I, who are used to the touching, did not react strongly to this and when my girlfriend thought it sick I initially brushed it away by saying, “Just ignore it. My mother treats me like a child. That’s just how she is.”
That did not help, of course. My girlfriend believes the touching might be sexual and the problem is that I don’t see it, or take it seriously enough. I had a hard time doing that since my father (mother and father are divorced since my birth), brother, and I guess close family have seen this touching without ever commenting on it. In my family it is not strange, which then of course becomes a problem. Also I don’t see how it could have any real effect on my life, especially since I’m not the one doing it.
However, since I no way want to hurt my girlfriend, who is the most important person in my life, I changed my defensive stance and agreed to never let my mother touch me like that again. I also told this to my family, but my mother was not really willing to accept it, even if I think she will in time. She thinks it important for people to touch each other.
How that situation will play out I don’t know, since I only meet my mother about once per year, and my girlfriend meets her even less.
My girlfriend still wants to break up with me though, since she feels I have not changed my attitude enough, or understood the depth of this problem. She also thinks I care more about my mother than her, because of this, and perhaps that I should be more angry with my mother.

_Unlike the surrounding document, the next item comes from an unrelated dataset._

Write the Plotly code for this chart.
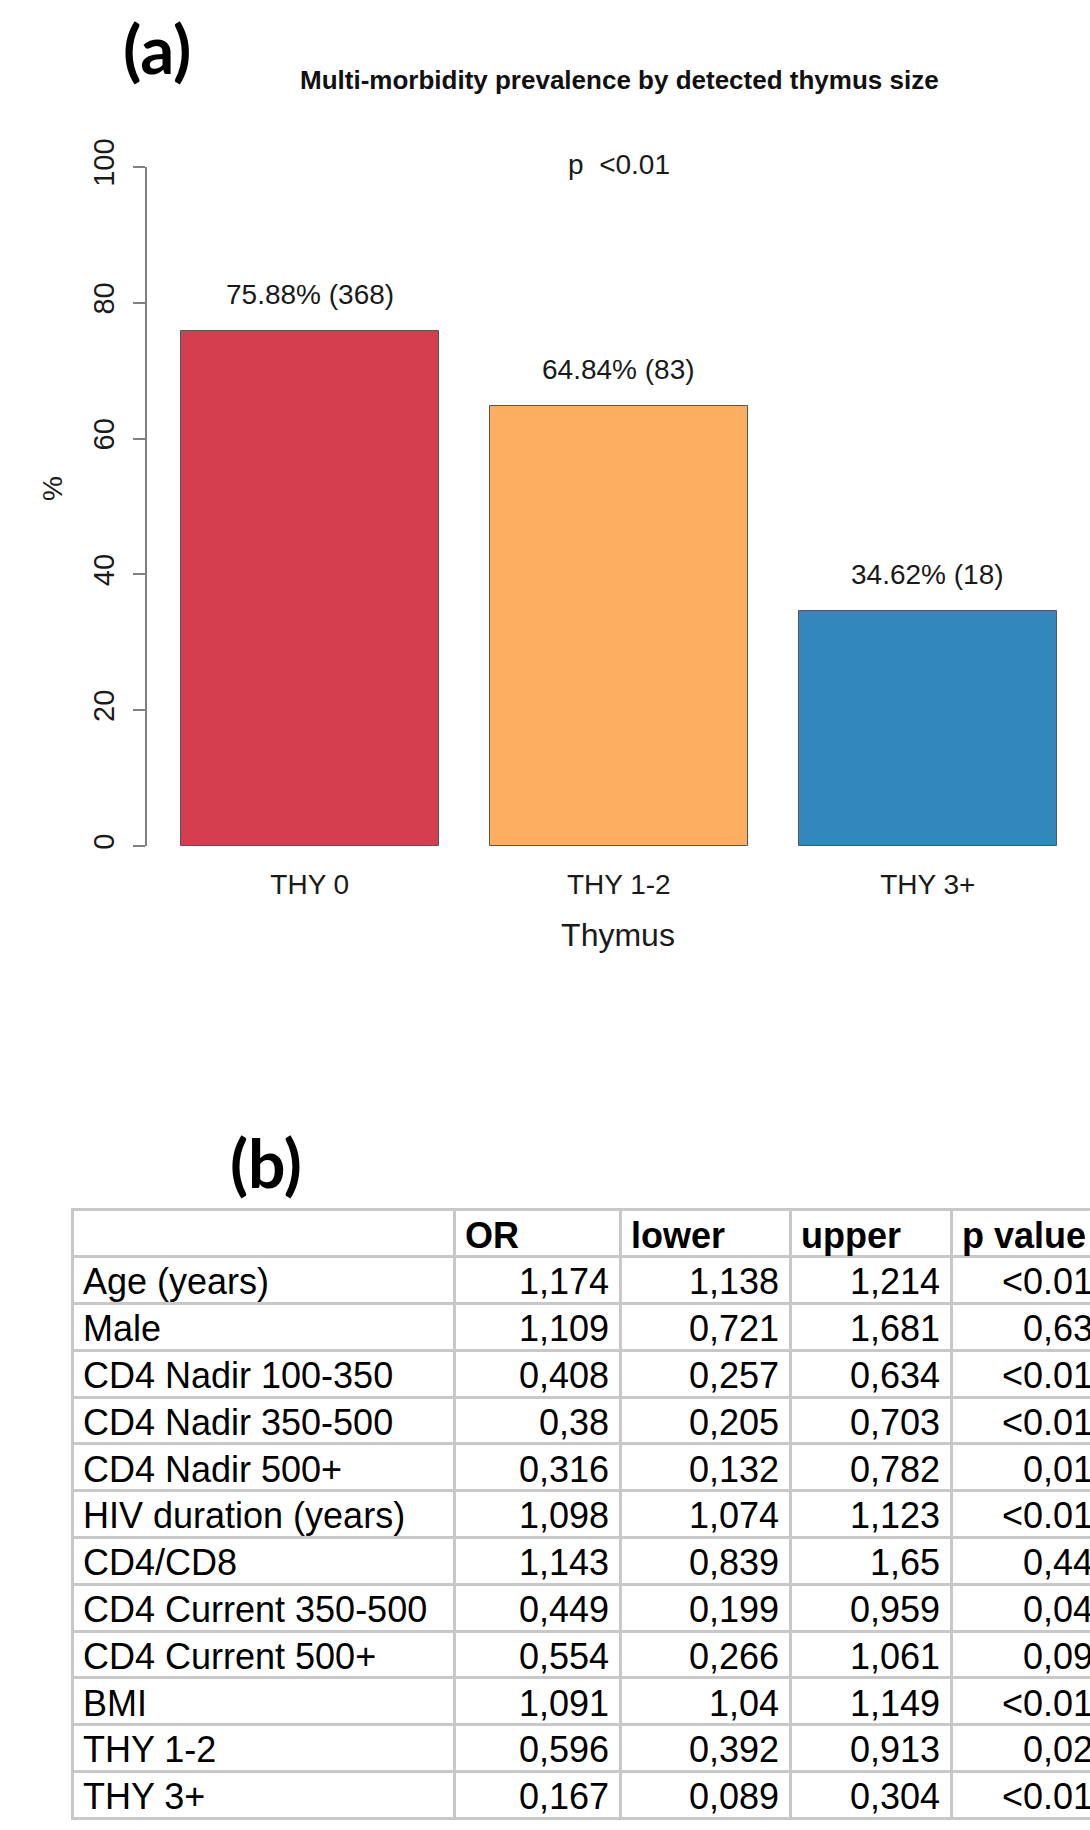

I’ve tried to show my girlfriend that she is the one I care about and I also thought that came natural since I’m spending my life with her. It hurts her tremendously that I cannot see the seriousness of the situation. She also thinks I’m too nice to my mother and that my mother depends too much on me. I am nice to my mother and to my whole family, I will not refute that, and my mother does depend on me to some extent since she lives alone in a big house and sometimes needs help. But honestly I have a hard time understanding what impact this can have on my relationship, especially when I meet her rarely. She calls me about once per week for 15-30min and my girlfriend now thinks those phonecalls come too often and are too long. She believes I need to distance myself even more from my mother, at least until there is a change.
I love my girlfriend and I care first about her and me, but because of these events she has lost faith in me. I’ve hurt her so much that she cannot believe me anymore.
Now I don’t know what to do. I would do anything to fix my relationship, but shutting out my mother and with that the rest of my family doesn’t seem like a healthy solution. Also I still, to some extent, fail to see how this could break a relationship.